The focus on new style tooling is shared by Matt Chotin, senior director of technical evangelism at AppDynamics. He said that teams need to rethink the way they determine the health of entire applications, once it’s been moved from monolith to microservice.
“You have a myriad of systems. The joy of microservices is that you get to pick the stack that’s right for a particular piece. Each thing might have its own way of monitoring, its own metrics, etc. To understand the health of your entire application and see how a transaction is going to flow through all these different microservices, you have to have a system that is going to help you navigate that. You want something that is going to think in terms of the transaction,” Chotin said.

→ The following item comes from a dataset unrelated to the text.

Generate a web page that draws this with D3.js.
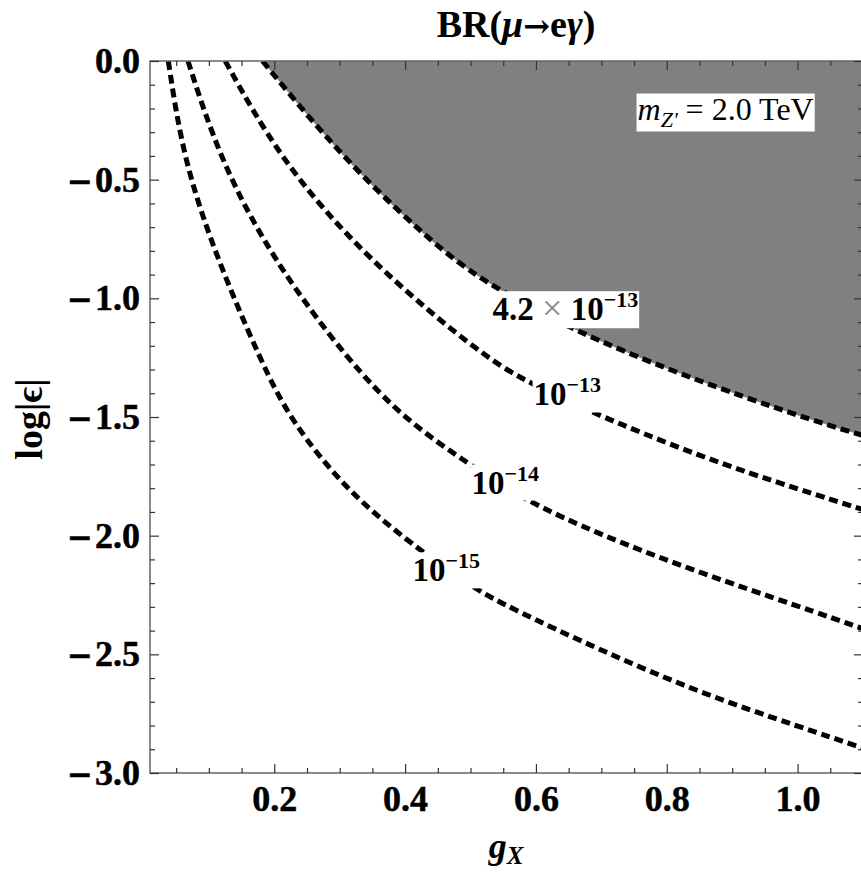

The engineer shouldn’t think in terms of whether the service is up or down, Chotin said. “Your DevOps team cares about looking at a service to know general availability, but as far as whether or not you are serving the business correctly, you need monitoring that can traverse the entire ecosystem, from application code to infrastructure code,” said Chotin.
Google’s Underwood said that the overall goal for SRE’s inside the company is to limit their growth, while enabling Google’s growth. That means, as Underwood puts it, “It’s super important for us that SREs grow sublinearly with Google. We’d like to continue to get more efficient.”
To that end, he said, Google SREs focus in on their applications, specifically. “We focus on a deep level on the specific services we work on. Teams that work on Google Docs, teams that work on ad serving; each team focused at a very high level of detail on those services. At the same time, we have SRE teams that build common infrastructure used across all the SRE teams.”